* Exercise details:
Set the data down again, exactly as it reads, but without the pictures.

* Data segment:

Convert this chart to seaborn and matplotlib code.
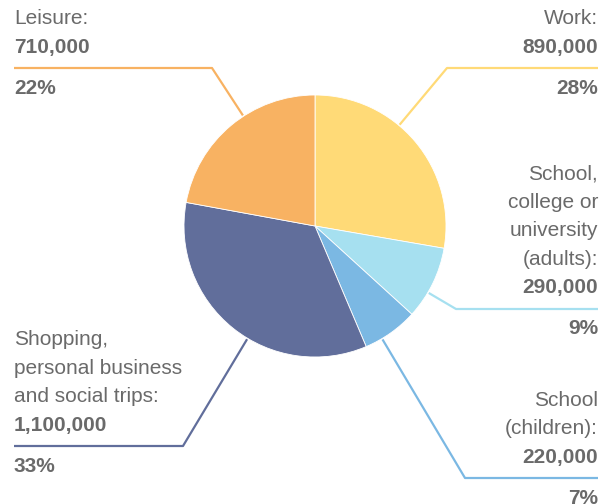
import numpy as np
import matplotlib
matplotlib.use("Agg")
import matplotlib.pyplot as plt
import seaborn as sns

# Data
purposes = ["Work:", "School,\ncollege or\nuniversity\n(adults):", "School\n(children):",
            "Shopping,\npersonal business\nand social trips:", "Leisure:"]
trips = [890000, 290000, 220000, 1100000, 710000]
shares = ["28%", "9%", "7%", "33%", "22%"]
colors = ["#FFDA77", "#A6E0F0", "#7BB8E3", "#616E9B", "#F8B262"]

# layout (pixels, top-left origin)
W, H = 608, 504
cx, cy, r = 315, 226, 131
# elbow of each leader line and far end of the horizontal part
elbows = [(447, 68), (456, 309), (465, 478), (183, 446), (212, 68)]
ends = [598, 598, 598, 14, 14]
text_col = "#6a6a6a"
line_h = 28.5
fs = 15

sns.set_theme(style="white")
plt.rcParams["font.family"] = ["Liberation Sans", "DejaVu Sans"]

fig = plt.figure(figsize=(W / 100, H / 100), dpi=100)
ax = fig.add_axes([0, 0, 1, 1])

def Y(y):
    return H - y

ax.pie(trips, colors=colors, startangle=90, counterclock=False,
       center=(cx, Y(cy)), radius=r, frame=False,
       wedgeprops=dict(linewidth=0.6, edgecolor="white"))
ax.set_xlim(0, W)
ax.set_ylim(0, H)
ax.set_aspect("equal")
ax.axis("off")

for lab, val, pct, col, (ex, ey), xe in zip(purposes, trips, shares, colors, elbows, ends):
    # leader line: horizontal part, then towards the pie centre
    d = np.array([cx - ex, cy - ey], dtype=float)
    dist = np.hypot(*d)
    px, py = np.array([cx, cy]) - d / dist * (r + 1)
    ax.plot([xe, ex, px], [Y(ey), Y(ey), Y(py)], color=col, lw=1.6,
            solid_capstyle="butt", zorder=0)

    ha = "right" if xe > cx else "left"
    lines = lab.split("\n")
    num_y = ey - 21
    ax.text(xe, Y(num_y), f"{val:,}", ha=ha, va="center", fontsize=fs,
            fontweight="bold", color=text_col)
    for i, t in enumerate(reversed(lines)):
        ax.text(xe, Y(num_y - line_h * (i + 1)), t, ha=ha, va="center",
                fontsize=fs, color=text_col)
    ax.text(xe, Y(ey + 20), pct, ha=ha, va="center", fontsize=fs,
            fontweight="bold", color=text_col)

fig.savefig("out.png", dpi=100)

* Exercise solution:
Convert this chart to seaborn and matplotlib code.
import numpy as np
import matplotlib
matplotlib.use("Agg")
import matplotlib.pyplot as plt
import seaborn as sns

# Data
purposes = ["Work:", "School,\ncollege or\nuniversity\n(adults):", "School\n(children):",
            "Shopping,\npersonal business\nand social trips:", "Leisure:"]
trips = [890000, 290000, 220000, 1100000, 710000]
shares = ["28%", "9%", "7%", "33%", "22%"]
colors = ["#FFDA77", "#A6E0F0", "#7BB8E3", "#616E9B", "#F8B262"]

# layout (pixels, top-left origin)
W, H = 608, 504
cx, cy, r = 315, 226, 131
# elbow of each leader line and far end of the horizontal part
elbows = [(447, 68), (456, 309), (465, 478), (183, 446), (212, 68)]
ends = [598, 598, 598, 14, 14]
text_col = "#6a6a6a"
line_h = 28.5
fs = 15

sns.set_theme(style="white")
plt.rcParams["font.family"] = ["Liberation Sans", "DejaVu Sans"]

fig = plt.figure(figsize=(W / 100, H / 100), dpi=100)
ax = fig.add_axes([0, 0, 1, 1])

def Y(y):
    return H - y

ax.pie(trips, colors=colors, startangle=90, counterclock=False,
       center=(cx, Y(cy)), radius=r, frame=False,
       wedgeprops=dict(linewidth=0.6, edgecolor="white"))
ax.set_xlim(0, W)
ax.set_ylim(0, H)
ax.set_aspect("equal")
ax.axis("off")

for lab, val, pct, col, (ex, ey), xe in zip(purposes, trips, shares, colors, elbows, ends):
    # leader line: horizontal part, then towards the pie centre
    d = np.array([cx - ex, cy - ey], dtype=float)
    dist = np.hypot(*d)
    px, py = np.array([cx, cy]) - d / dist * (r + 1)
    ax.plot([xe, ex, px], [Y(ey), Y(ey), Y(py)], color=col, lw=1.6,
            solid_capstyle="butt", zorder=0)

    ha = "right" if xe > cx else "left"
    lines = lab.split("\n")
    num_y = ey - 21
    ax.text(xe, Y(num_y), f"{val:,}", ha=ha, va="center", fontsize=fs,
            fontweight="bold", color=text_col)
    for i, t in enumerate(reversed(lines)):
        ax.text(xe, Y(num_y - line_h * (i + 1)), t, ha=ha, va="center",
                fontsize=fs, color=text_col)
    ax.text(xe, Y(ey + 20), pct, ha=ha, va="center", fontsize=fs,
            fontweight="bold", color=text_col)

fig.savefig("out.png", dpi=100)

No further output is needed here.